Required work: Images are not part of the copy; write out the rest of the data exactly as given.

Provided data:
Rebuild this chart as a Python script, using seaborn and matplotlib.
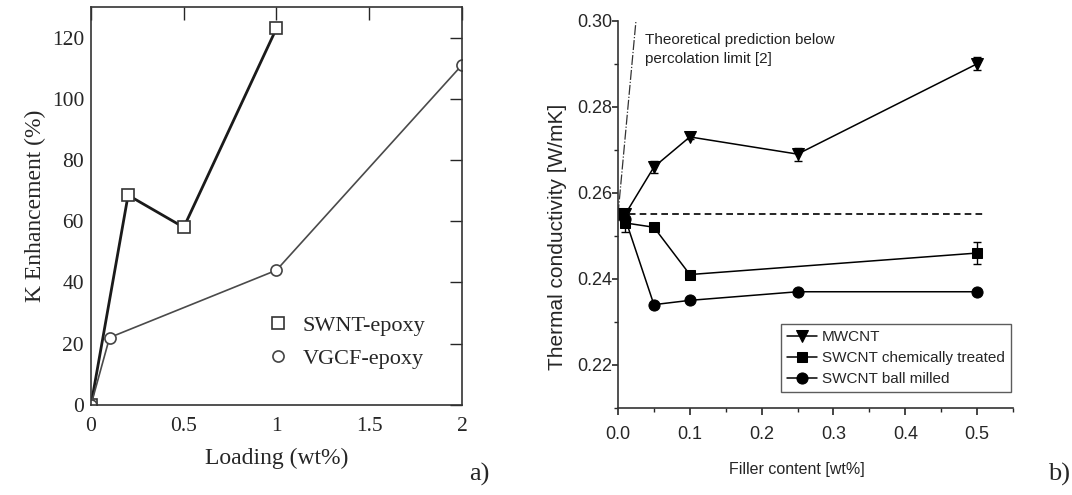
import numpy as np
import matplotlib
matplotlib.use("Agg")
import matplotlib.pyplot as plt
from matplotlib.lines import Line2D
from matplotlib.ticker import MultipleLocator
import seaborn as sns

# panel a) K enhancement vs loading
swnt_x = [0, 0.2, 0.5, 1.0]
swnt_y = [0, 68.5, 58, 123]
vgcf_x = [0, 0.1, 1.0, 2.0]
vgcf_y = [0, 22, 44, 111]

# panel b) thermal conductivity vs filler content
mw_x = [0, 0.01, 0.05, 0.1, 0.25, 0.5]
mw_y = [0.255, 0.255, 0.266, 0.273, 0.269, 0.290]
mw_err = [0, 0.0008, 0.0015, 0.0005, 0.0015, 0.0015]
chem_x = [0, 0.01, 0.05, 0.1, 0.5]
chem_y = [0.255, 0.253, 0.252, 0.241, 0.246]
chem_err = [0, 0.002, 0.0005, 0.0005, 0.0025]
ball_x = [0, 0.01, 0.05, 0.1, 0.25, 0.5]
ball_y = [0.255, 0.254, 0.234, 0.235, 0.237, 0.237]
base_k = 0.255
base_x = [0, 0.512]
theory_x = [0, 0.025]
theory_y = [0.255, 0.30]

sns.set_style("white")
serif = ["Liberation Serif", "DejaVu Serif"]
sans = ["Liberation Sans", "DejaVu Sans"]

fig = plt.figure(figsize=(10.72, 4.95), dpi=100)
ax1 = fig.add_axes([0.0849, 0.182, 0.346, 0.804])
ax2 = fig.add_axes([0.5765, 0.176, 0.3685, 0.782])

# ---- panel a
sns.lineplot(x=swnt_x, y=swnt_y, ax=ax1, sort=False, estimator=None, color="#1a1a1a",
             lw=2.0, marker="s", ms=8, mfc="white", mec="#333333", mew=1.2)
sns.lineplot(x=vgcf_x, y=vgcf_y, ax=ax1, sort=False, estimator=None, color="#4a4a4a",
             lw=1.2, marker="o", ms=8, mfc="white", mec="#444444", mew=1.2)
ax1.set_xlim(0, 2)
ax1.set_ylim(0, 130)
ax1.set_xticks([0, 0.5, 1, 1.5, 2])
ax1.set_xticklabels(["0", "0.5", "1", "1.5", "2"])
ax1.set_yticks(range(0, 121, 20))
ax1.tick_params(direction="in", length=9, width=1, top=True, right=True,
                labelsize=15.5, pad=5)
ax1.tick_params(axis="x", pad=9)
for lab in ax1.get_xticklabels() + ax1.get_yticklabels():
    lab.set_family(serif)
for s in ax1.spines.values():
    s.set_color("#333333")
    s.set_linewidth(1.2)
ax1.set_xlabel("Loading (wt%)", family=serif, fontsize=17, labelpad=8)
ax1.set_ylabel("K Enhancement (%)", family=serif, fontsize=17, labelpad=4)
h1 = [Line2D([], [], ls="none", marker="s", ms=8, mfc="white", mec="#333333", mew=1.2),
      Line2D([], [], ls="none", marker="o", ms=8, mfc="white", mec="#444444", mew=1.2)]
ax1.legend(h1, ["SWNT-epoxy", "VGCF-epoxy"], loc="lower left", bbox_to_anchor=(0.42, 0.04),
           frameon=False, prop={"family": serif, "size": 16}, handlelength=1.0,
           handletextpad=0.6, labelspacing=0.55)

# ---- panel b
ax2.plot(theory_x, theory_y, color="#333333", lw=0.9, ls=(0, (8, 1.5, 1, 1.5)))
ax2.plot(base_x, [base_k, base_k], color="black", lw=1.2, ls=(0, (4, 2.5)))
ax2.errorbar(mw_x, mw_y, yerr=mw_err, fmt="none", ecolor="black", elinewidth=1, capsize=3)
ax2.errorbar(chem_x, chem_y, yerr=chem_err, fmt="none", ecolor="black", elinewidth=1, capsize=3)
sns.lineplot(x=mw_x, y=mw_y, ax=ax2, sort=False, estimator=None, color="black", lw=1.1,
             marker="v", ms=9, mfc="black", mec="black", label="MWCNT")
sns.lineplot(x=chem_x, y=chem_y, ax=ax2, sort=False, estimator=None, color="black", lw=1.1,
             marker="s", ms=7, mfc="black", mec="black", label="SWCNT chemically treated")
sns.lineplot(x=ball_x, y=ball_y, ax=ax2, sort=False, estimator=None, color="black", lw=1.1,
             marker="o", ms=8, mfc="black", mec="black", label="SWCNT ball milled")
ax2.set_xlim(0, 0.55)
ax2.set_ylim(0.21, 0.30)
ax2.set_xticks(np.arange(0, 0.51, 0.1))
ax2.set_xticklabels(["0.0", "0.1", "0.2", "0.3", "0.4", "0.5"])
ax2.set_yticks([0.22, 0.24, 0.26, 0.28, 0.30])
ax2.set_yticklabels(["0.22", "0.24", "0.26", "0.28", "0.30"])
ax2.xaxis.set_minor_locator(MultipleLocator(0.05))
ax2.yaxis.set_minor_locator(MultipleLocator(0.01))
sns.despine(ax=ax2)
for s in ax2.spines.values():
    s.set_color("#333333")
    s.set_linewidth(1.2)
ax2.tick_params(axis="both", which="major", direction="out", length=5, width=1.2,
                labelsize=13, bottom=True, left=True)
ax2.tick_params(axis="y", length=4, pad=0)
ax2.tick_params(axis="x", pad=8)
ax2.tick_params(axis="both", which="minor", direction="out", length=3, width=1,
                bottom=True, left=True)
for lab in ax2.get_xticklabels() + ax2.get_yticklabels():
    lab.set_family(sans)
ax2.set_xlabel("Filler content [wt%]", family=sans, fontsize=11.5)
ax2.xaxis.set_label_coords(0.453, -0.14)
ax2.set_ylabel("Thermal conductivity [W/mK]", family=sans, fontsize=15)
ax2.yaxis.set_label_coords(-0.128, 0.442)
ax2.text(0.037, 0.2972, "Theoretical prediction below\npercolation limit [2]",
         family=sans, fontsize=11, va="top", ha="left", color="#222222", linespacing=1.45)
leg = ax2.legend(loc="lower right", bbox_to_anchor=(0.995, 0.041), frameon=True, fancybox=False,
                 prop={"family": sans, "size": 11}, handlelength=2.0, handletextpad=0.3,
                 labelspacing=0.45, borderpad=0.4, borderaxespad=0)
leg.get_frame().set_edgecolor("#333333")
leg.get_frame().set_linewidth(1.0)

fig.text(0.438, 0.03, "a)", family=serif, fontsize=19)
fig.text(0.978, 0.03, "b)", family=serif, fontsize=19)

fig.savefig("out.png", dpi=100)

Answer to the task:
Rebuild this chart as a Python script, using seaborn and matplotlib.
import numpy as np
import matplotlib
matplotlib.use("Agg")
import matplotlib.pyplot as plt
from matplotlib.lines import Line2D
from matplotlib.ticker import MultipleLocator
import seaborn as sns

# panel a) K enhancement vs loading
swnt_x = [0, 0.2, 0.5, 1.0]
swnt_y = [0, 68.5, 58, 123]
vgcf_x = [0, 0.1, 1.0, 2.0]
vgcf_y = [0, 22, 44, 111]

# panel b) thermal conductivity vs filler content
mw_x = [0, 0.01, 0.05, 0.1, 0.25, 0.5]
mw_y = [0.255, 0.255, 0.266, 0.273, 0.269, 0.290]
mw_err = [0, 0.0008, 0.0015, 0.0005, 0.0015, 0.0015]
chem_x = [0, 0.01, 0.05, 0.1, 0.5]
chem_y = [0.255, 0.253, 0.252, 0.241, 0.246]
chem_err = [0, 0.002, 0.0005, 0.0005, 0.0025]
ball_x = [0, 0.01, 0.05, 0.1, 0.25, 0.5]
ball_y = [0.255, 0.254, 0.234, 0.235, 0.237, 0.237]
base_k = 0.255
base_x = [0, 0.512]
theory_x = [0, 0.025]
theory_y = [0.255, 0.30]

sns.set_style("white")
serif = ["Liberation Serif", "DejaVu Serif"]
sans = ["Liberation Sans", "DejaVu Sans"]

fig = plt.figure(figsize=(10.72, 4.95), dpi=100)
ax1 = fig.add_axes([0.0849, 0.182, 0.346, 0.804])
ax2 = fig.add_axes([0.5765, 0.176, 0.3685, 0.782])

# ---- panel a
sns.lineplot(x=swnt_x, y=swnt_y, ax=ax1, sort=False, estimator=None, color="#1a1a1a",
             lw=2.0, marker="s", ms=8, mfc="white", mec="#333333", mew=1.2)
sns.lineplot(x=vgcf_x, y=vgcf_y, ax=ax1, sort=False, estimator=None, color="#4a4a4a",
             lw=1.2, marker="o", ms=8, mfc="white", mec="#444444", mew=1.2)
ax1.set_xlim(0, 2)
ax1.set_ylim(0, 130)
ax1.set_xticks([0, 0.5, 1, 1.5, 2])
ax1.set_xticklabels(["0", "0.5", "1", "1.5", "2"])
ax1.set_yticks(range(0, 121, 20))
ax1.tick_params(direction="in", length=9, width=1, top=True, right=True,
                labelsize=15.5, pad=5)
ax1.tick_params(axis="x", pad=9)
for lab in ax1.get_xticklabels() + ax1.get_yticklabels():
    lab.set_family(serif)
for s in ax1.spines.values():
    s.set_color("#333333")
    s.set_linewidth(1.2)
ax1.set_xlabel("Loading (wt%)", family=serif, fontsize=17, labelpad=8)
ax1.set_ylabel("K Enhancement (%)", family=serif, fontsize=17, labelpad=4)
h1 = [Line2D([], [], ls="none", marker="s", ms=8, mfc="white", mec="#333333", mew=1.2),
      Line2D([], [], ls="none", marker="o", ms=8, mfc="white", mec="#444444", mew=1.2)]
ax1.legend(h1, ["SWNT-epoxy", "VGCF-epoxy"], loc="lower left", bbox_to_anchor=(0.42, 0.04),
           frameon=False, prop={"family": serif, "size": 16}, handlelength=1.0,
           handletextpad=0.6, labelspacing=0.55)

# ---- panel b
ax2.plot(theory_x, theory_y, color="#333333", lw=0.9, ls=(0, (8, 1.5, 1, 1.5)))
ax2.plot(base_x, [base_k, base_k], color="black", lw=1.2, ls=(0, (4, 2.5)))
ax2.errorbar(mw_x, mw_y, yerr=mw_err, fmt="none", ecolor="black", elinewidth=1, capsize=3)
ax2.errorbar(chem_x, chem_y, yerr=chem_err, fmt="none", ecolor="black", elinewidth=1, capsize=3)
sns.lineplot(x=mw_x, y=mw_y, ax=ax2, sort=False, estimator=None, color="black", lw=1.1,
             marker="v", ms=9, mfc="black", mec="black", label="MWCNT")
sns.lineplot(x=chem_x, y=chem_y, ax=ax2, sort=False, estimator=None, color="black", lw=1.1,
             marker="s", ms=7, mfc="black", mec="black", label="SWCNT chemically treated")
sns.lineplot(x=ball_x, y=ball_y, ax=ax2, sort=False, estimator=None, color="black", lw=1.1,
             marker="o", ms=8, mfc="black", mec="black", label="SWCNT ball milled")
ax2.set_xlim(0, 0.55)
ax2.set_ylim(0.21, 0.30)
ax2.set_xticks(np.arange(0, 0.51, 0.1))
ax2.set_xticklabels(["0.0", "0.1", "0.2", "0.3", "0.4", "0.5"])
ax2.set_yticks([0.22, 0.24, 0.26, 0.28, 0.30])
ax2.set_yticklabels(["0.22", "0.24", "0.26", "0.28", "0.30"])
ax2.xaxis.set_minor_locator(MultipleLocator(0.05))
ax2.yaxis.set_minor_locator(MultipleLocator(0.01))
sns.despine(ax=ax2)
for s in ax2.spines.values():
    s.set_color("#333333")
    s.set_linewidth(1.2)
ax2.tick_params(axis="both", which="major", direction="out", length=5, width=1.2,
                labelsize=13, bottom=True, left=True)
ax2.tick_params(axis="y", length=4, pad=0)
ax2.tick_params(axis="x", pad=8)
ax2.tick_params(axis="both", which="minor", direction="out", length=3, width=1,
                bottom=True, left=True)
for lab in ax2.get_xticklabels() + ax2.get_yticklabels():
    lab.set_family(sans)
ax2.set_xlabel("Filler content [wt%]", family=sans, fontsize=11.5)
ax2.xaxis.set_label_coords(0.453, -0.14)
ax2.set_ylabel("Thermal conductivity [W/mK]", family=sans, fontsize=15)
ax2.yaxis.set_label_coords(-0.128, 0.442)
ax2.text(0.037, 0.2972, "Theoretical prediction below\npercolation limit [2]",
         family=sans, fontsize=11, va="top", ha="left", color="#222222", linespacing=1.45)
leg = ax2.legend(loc="lower right", bbox_to_anchor=(0.995, 0.041), frameon=True, fancybox=False,
                 prop={"family": sans, "size": 11}, handlelength=2.0, handletextpad=0.3,
                 labelspacing=0.45, borderpad=0.4, borderaxespad=0)
leg.get_frame().set_edgecolor("#333333")
leg.get_frame().set_linewidth(1.0)

fig.text(0.438, 0.03, "a)", family=serif, fontsize=19)
fig.text(0.978, 0.03, "b)", family=serif, fontsize=19)

fig.savefig("out.png", dpi=100)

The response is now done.